Questa sfuggevole tensione, alcune volte tortuosa e altre così cavillosa, che produce scherno e derisione dal buon senso comune (la maggior parte degli interlocutori di Stephen pensano che sia pazzo o si annoiano), è il cuore del romanzo, nonché il cuore della riflessione joyciana sulla letteratura (nei vari schemi e diagrammi il capitolo IX si muove sotto l’egida della letteratura); il compito dello scrittore è quello di mostrare questo spazio tra reale e realtà, mostrare,  come accade nei momenti di semiveglia – la famosa veglia di Finnegans e il suo linguaggio nascono qui? -, che oltre la realtà esista qualcosa di più profondo e sconosciuto: il cosa-è. 

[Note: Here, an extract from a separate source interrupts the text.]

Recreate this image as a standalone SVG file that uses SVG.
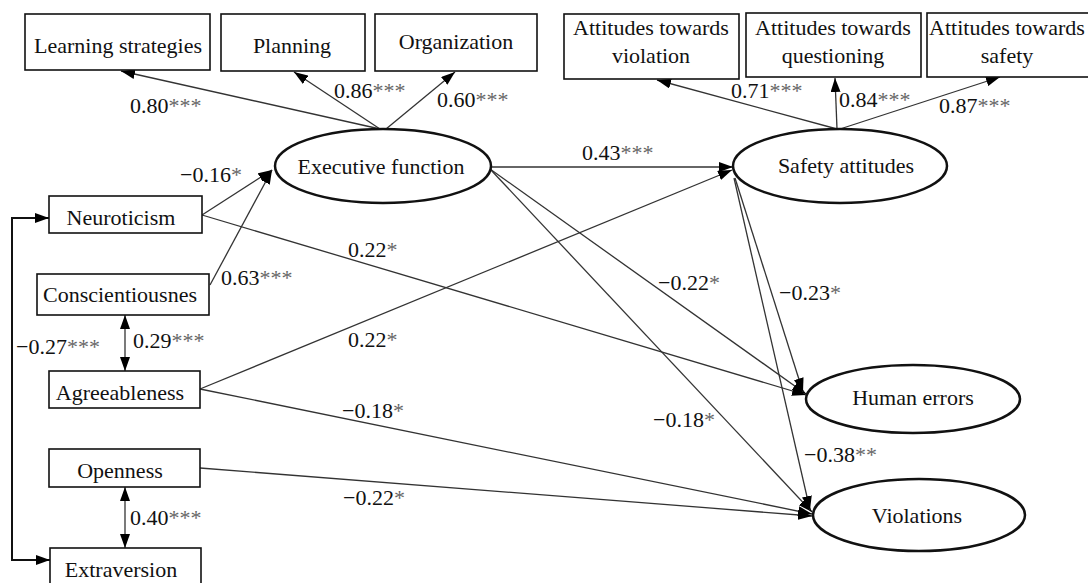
<svg xmlns="http://www.w3.org/2000/svg" width="1088" height="583" viewBox="0 0 1088 583">
<style>
text{font-family:"Times New Roman","Liberation Serif",Tinos,"DejaVu Serif",serif;font-size:22px;fill:#111}
.n{text-anchor:middle}
.box{fill:#fff;stroke:#111;stroke-width:1.6}
.ell{fill:#fff;stroke:#111;stroke-width:2.5}
.c{fill:none;stroke:#333;stroke-width:1.3;marker-end:url(#ah)}
.d{fill:none;stroke:#333;stroke-width:1.3;marker-start:url(#ah2);marker-end:url(#ah2)}
.br{fill:none;stroke:#111;stroke-width:2;marker-start:url(#ah2);marker-end:url(#ah2)}
.a{fill:#666}
</style>
<defs>
<marker id="ah" viewBox="0 0 14 10" refX="14" refY="5" markerWidth="14" markerHeight="10" markerUnits="userSpaceOnUse" orient="auto"><path d="M0,0 L14,5 L0,10 z" fill="#000"/></marker>
<marker id="ah2" viewBox="0 0 14 10" refX="14" refY="5" markerWidth="14" markerHeight="10" markerUnits="userSpaceOnUse" orient="auto-start-reverse"><path d="M0,0 L14,5 L0,10 z" fill="#000"/></marker>
</defs>

<g id="connectors">
<path class="c" d="M380,129 L121,71"/>
<path class="c" d="M380,129 L294,72"/>
<path class="c" d="M386,129 L455,72"/>
<path class="c" d="M837,129 L657,80"/>
<path class="c" d="M837,129 L835,78"/>
<path class="c" d="M840,129 L1000,77"/>
<path class="c" d="M491,167 L733,167"/>
<path class="c" d="M202,215 L272,170"/>
<path class="c" d="M210,285 L272,170"/>
<path class="c" d="M202,215 L806,395"/>
<path class="c" d="M200,389 L732,170"/>
<path class="c" d="M200,389 L812,514"/>
<path class="c" d="M200,468 L812,516"/>
<path class="c" d="M490,169 L806,394"/>
<path class="c" d="M490,169 L812,512"/>
<path class="c" d="M735,178 L803,392"/>
<path class="c" d="M734,178 L810,510"/>
<path class="d" d="M125,315 L125,371"/>
<path class="d" d="M125,487 L125,548"/>
<path class="br" d="M49,218 L12,218 L12,560 L50,560"/>
</g>

<g id="labels">
<text x="130" y="113">0.80<tspan class="a">***</tspan></text>
<text x="334" y="98">0.86<tspan class="a">***</tspan></text>
<text x="437" y="107">0.60<tspan class="a">***</tspan></text>
<text x="731" y="98">0.71<tspan class="a">***</tspan></text>
<text x="839" y="107">0.84<tspan class="a">***</tspan></text>
<text x="939" y="113">0.87<tspan class="a">***</tspan></text>
<text x="582" y="160">0.43<tspan class="a">***</tspan></text>
<text x="180" y="182">−0.16<tspan class="a">*</tspan></text>
<text x="221" y="285">0.63<tspan class="a">***</tspan></text>
<text x="348" y="257">0.22<tspan class="a">*</tspan></text>
<text x="348" y="347">0.22<tspan class="a">*</tspan></text>
<text x="342" y="418">−0.18<tspan class="a">*</tspan></text>
<text x="343" y="505">−0.22<tspan class="a">*</tspan></text>
<text x="16" y="354">−0.27<tspan class="a">***</tspan></text>
<text x="133" y="348">0.29<tspan class="a">***</tspan></text>
<text x="130" y="525">0.40<tspan class="a">***</tspan></text>
<text x="658" y="290">−0.22<tspan class="a">*</tspan></text>
<text x="779" y="300">−0.23<tspan class="a">*</tspan></text>
<text x="653" y="427">−0.18<tspan class="a">*</tspan></text>
<text x="804" y="462">−0.38<tspan class="a">**</tspan></text>
</g>

<g id="learning"><rect class="box" x="25" y="14" width="185" height="56"/><text class="n" x="118" y="53">Learning strategies</text></g>
<g id="planning"><rect class="box" x="221" y="14" width="144" height="57"/><text class="n" x="292" y="53">Planning</text></g>
<g id="organization"><rect class="box" x="375" y="14" width="162" height="57"/><text class="n" x="456" y="49">Organization</text></g>

<g id="att-violation"><rect class="box" x="564" y="14" width="175" height="65"/><text class="n" x="651" y="35">Attitudes towards</text><text class="n" x="651" y="63">violation</text></g>
<g id="att-questioning"><rect class="box" x="746" y="13" width="175" height="64"/><text class="n" x="833" y="35">Attitudes towards</text><text class="n" x="833" y="63">questioning</text></g>
<g id="att-safety"><rect class="box" x="927" y="13" width="163" height="64"/><text class="n" x="1007" y="35">Attitudes towards</text><text class="n" x="1007" y="63">safety</text></g>

<g id="executive"><ellipse class="ell" cx="383" cy="166" rx="108" ry="37"/><text class="n" x="381" y="174">Executive function</text></g>
<g id="safety"><ellipse class="ell" cx="840" cy="166" rx="107" ry="37"/><text class="n" x="846" y="173">Safety attitudes</text></g>
<g id="human"><ellipse class="ell" cx="913" cy="399" rx="107" ry="34"/><text class="n" x="913" y="405">Human errors</text></g>
<g id="violations"><ellipse class="ell" cx="919" cy="515" rx="106" ry="36"/><text class="n" x="917" y="523">Violations</text></g>

<g id="neuroticism"><rect class="box" x="49" y="196" width="153" height="37"/><text class="n" x="121" y="225">Neuroticism</text></g>
<g id="conscientiousness"><rect class="box" x="37" y="274" width="172" height="41"/><text class="n" x="120" y="302">Conscientiousnes</text></g>
<g id="agreeableness"><rect class="box" x="49" y="371" width="151" height="37"/><text class="n" x="120" y="400">Agreeableness</text></g>
<g id="openness"><rect class="box" x="49" y="449" width="151" height="38"/><text class="n" x="120" y="478">Openness</text></g>
<g id="extraversion"><rect class="box" x="50" y="548" width="151" height="45"/><text class="n" x="121" y="577">Extraversion</text></g>
</svg>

Il reale si dà non per “addizione” – le qualità delle “cose”  non sono altro che specificazioni che allontanano la “cosa in sé”? Pensate per un attimo a questa frase: “Dio è onnipotente, immenso, onnipresente, buono, infinito, etc etc”; tutti gli aggettivi e le specificazioni servono a eludere la questione essenziale ovvero “Dio è?” -, ma si raggiunge per negazione. Il reale esiste nel momento in cui dietro il realtà appare qualcosa che intravediamo, come fosse uno scambio o un miraggio: la realtà sono i mulini a vento, il reale sono i giganti.

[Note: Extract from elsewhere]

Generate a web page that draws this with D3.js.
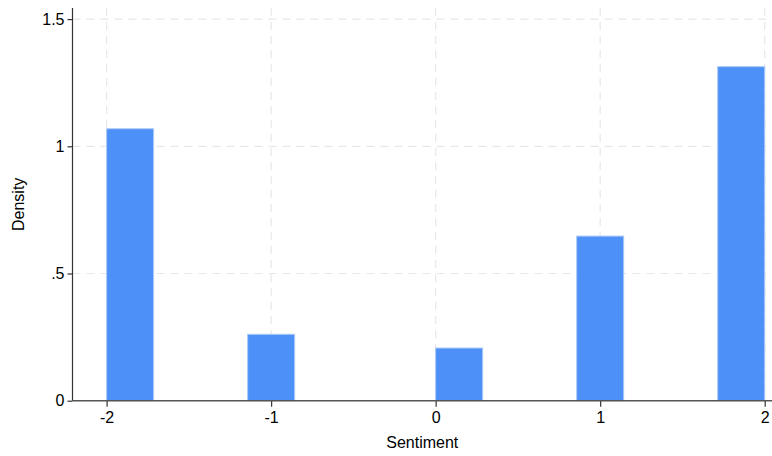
<!DOCTYPE html>
<html>
<head>
<meta charset="utf-8">
<script src="https://cdn.jsdelivr.net/npm/d3@7"></script>
<style>
  html, body { margin: 0; padding: 0; background: #fff; }
  svg { display: block; font-family: "Liberation Sans", Arial, sans-serif; }
</style>
</head>
<body>
<svg id="chart" width="772" height="456"></svg>
<script>
// Data: histogram of Sentiment, 14 bins over [-2, 2]
const binLow = [-2, -8/7, 0, 6/7, 12/7];      // lower edge of occupied bins
const binWidth = 4/14;
const density = [1.069, 0.261, 0.207, 0.647, 1.313];
const xTicks = [-2, -1, 0, 1, 2];
const xTickLabels = ["-2", "-1", "0", "1", "2"];
const yTicks = [0, 0.5, 1, 1.5];
const yTickLabels = ["0", ".5", "1", "1.5"];
const xTitle = "Sentiment";
const yTitle = "Density";

const svg = d3.select("#chart");
const axisX = 72.5, axisY = 400.7, plotRight = 772, plotTop = 8;
const x = d3.scaleLinear().domain([-2, 2]).range([106.6, 764.7]);
const y = d3.scaleLinear().domain([0, 1.5]).range([400.7, 19.1]);

const grid = svg.append("g").attr("stroke", "#e8e8e8").attr("stroke-width", 1.2)
  .attr("stroke-dasharray", "8,6");
yTicks.filter(d => d > 0).forEach(d => {
  grid.append("line").attr("x1", axisX).attr("x2", plotRight)
    .attr("y1", y(d)).attr("y2", y(d));
});
xTicks.forEach(d => {
  grid.append("line").attr("x1", x(d)).attr("x2", x(d))
    .attr("y1", plotTop).attr("y2", axisY);
});

// bars
svg.append("g").selectAll("rect").data(binLow).join("rect")
  .attr("x", (d) => x(d))
  .attr("width", (d) => x(d + binWidth) - x(d))
  .attr("y", (d, i) => y(density[i]))
  .attr("height", (d, i) => y(0) - y(density[i]))
  .attr("fill", "#4d90f8")
  .attr("stroke", "#a9c9f7")
  .attr("stroke-width", 1);

// Y axis
const yAxis = d3.axisLeft(y).tickValues(yTicks)
  .tickFormat((d, i) => yTickLabels[i]).tickSize(5).tickPadding(3).tickSizeOuter(0);
const gy = svg.append("g").attr("transform", `translate(${axisX},0)`).call(yAxis);
gy.select(".domain").remove();
gy.append("line").attr("x1", 0).attr("x2", 0).attr("y1", plotTop).attr("y2", axisY)
  .attr("stroke", "#333").attr("stroke-width", 1.2);
gy.selectAll(".tick line").attr("stroke", "#333").attr("stroke-width", 1.2);
gy.selectAll(".tick text").attr("font-size", 16).attr("fill", "#000")
  .attr("font-family", "Liberation Sans, Arial, sans-serif");

// X axis
const xAxis = d3.axisBottom(x).tickValues(xTicks)
  .tickFormat((d, i) => xTickLabels[i]).tickSize(6).tickPadding(5).tickSizeOuter(0);
const gx = svg.append("g").attr("transform", `translate(0,${axisY})`).call(xAxis);
gx.select(".domain").remove();
gx.append("line").attr("x1", axisX).attr("x2", plotRight).attr("y1", 0).attr("y2", 0)
  .attr("stroke", "#555").attr("stroke-width", 1.4);
gx.selectAll(".tick line").attr("stroke", "#333").attr("stroke-width", 1.2);
gx.selectAll(".tick text").attr("font-size", 16).attr("fill", "#000")
  .attr("font-family", "Liberation Sans, Arial, sans-serif");

// titles (centred on the plot region)
svg.append("text").attr("x", (axisX + plotRight) / 2).attr("y", 448).attr("text-anchor", "middle")
  .attr("font-size", 16).attr("fill", "#000").text(xTitle);
svg.append("text").attr("transform", `translate(24,${(plotTop + axisY) / 2}) rotate(-90)`)
  .attr("text-anchor", "middle").attr("font-size", 16).attr("fill", "#000").text(yTitle);
</script>
</body>
</html>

È il vecchio tema della discrasia tra le parole e le cose, tema che Foucault ravvede per la prima volta nella letteratura in Don Chisciotte. Non stupisce, quindi, date queste premesse, che il personaggio di Cervantes compaia nell’Ulisse: «Un cavaliere dalla trista figura qui a Dublino» (IX, 302). Stephen, Bloom e Chisciotte hanno lo stesso intento narrativo, mostrano a chi legge che il compito della letteratura non è la descrizione della realtà, ma l’indagine sul reale: sul “cosa-è”, che sempre fugge, sempre ritorna, come una melodia, come un suono, come le sirene che troveremo nel capitolo XI.